* begin *
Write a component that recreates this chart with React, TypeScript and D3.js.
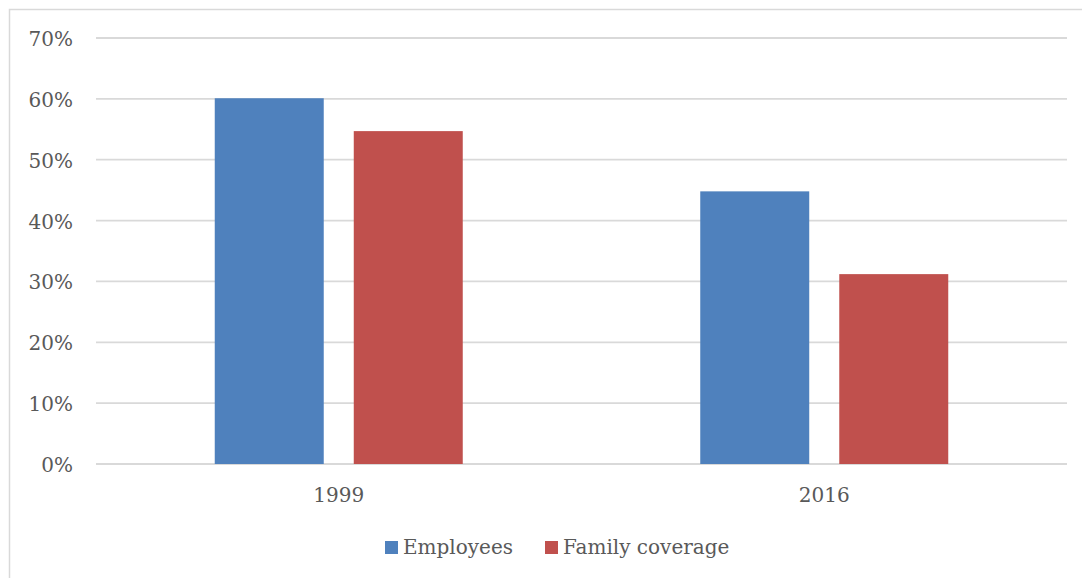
import React from "react";
import * as d3 from "d3";

const categories = ["1999", "2016"];
const seriesNames = ["Employees", "Family coverage"];
const employees = [0.601, 0.448];
const familyCoverage = [0.547, 0.312];
const seriesColors = ["#4f81bd", "#c0504d"];
const yTicks = [0, 0.1, 0.2, 0.3, 0.4, 0.5, 0.6, 0.7];

const W = 1082;
const H = 578;
const FONT = "'DejaVu Serif', 'Liberation Serif', serif";
const TEXT = "#595959";
const GRID = "#d9d9d9";

export default function App() {
  const y = d3.scaleLinear().domain([0, 0.7]).range([464, 38]);
  const x0 = d3.scaleBand<string>().domain(categories).range([96, 1067]).padding(0);
  const x1 = d3.scaleBand<string>().domain(seriesNames).range([-124, 124]).paddingInner(0.216).paddingOuter(0);
  const values = [employees, familyCoverage];
  const fmt = d3.format(".0%");

  return (
    <svg width={W} height={H} style={{ position: "absolute", left: 0, top: 0, background: "#fff" }}>
      <rect x={9.5} y={9.5} width={1085} height={585} fill="#fff" stroke={GRID} strokeWidth={1.5} />
      {yTicks.map((t) => (
        <g key={t}>
          <line x1={96} x2={1067} y1={y(t)} y2={y(t)} stroke={GRID} strokeWidth={1.8} />
          <text x={73} y={y(t) + 8} textAnchor="end" fontFamily={FONT} fontSize={20} fill={TEXT}>
            {fmt(t)}
          </text>
        </g>
      ))}
      {categories.map((c, ci) => {
        const cx = (x0(c) as number) + x0.bandwidth() / 2;
        return (
          <g key={c}>
            {seriesNames.map((s, si) => {
              const v = values[si][ci];
              return (
                <rect
                  key={s}
                  x={cx + (x1(s) as number)}
                  y={y(v)}
                  width={x1.bandwidth()}
                  height={y(0) - y(v)}
                  fill={seriesColors[si]}
                />
              );
            })}
            <text x={cx} y={502} textAnchor="middle" fontFamily={FONT} fontSize={20} fill={TEXT}>
              {c}
            </text>
          </g>
        );
      })}
      <g>
        {seriesNames.map((s, si) => {
          const lx = si === 0 ? 385 : 545;
          return (
            <g key={s}>
              <rect x={lx} y={541} width={13} height={13} fill={seriesColors[si]} />
              <text x={lx + 18} y={554} fontFamily={FONT} fontSize={20} fill={TEXT}>
                {s}
              </text>
            </g>
          );
        })}
      </g>
    </svg>
  );
}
* end *
Short task> Pick out each line containing the string "React" and copy it.

The solution>
Write a component that recreates this chart with React, TypeScript and D3.js.
import React from "react";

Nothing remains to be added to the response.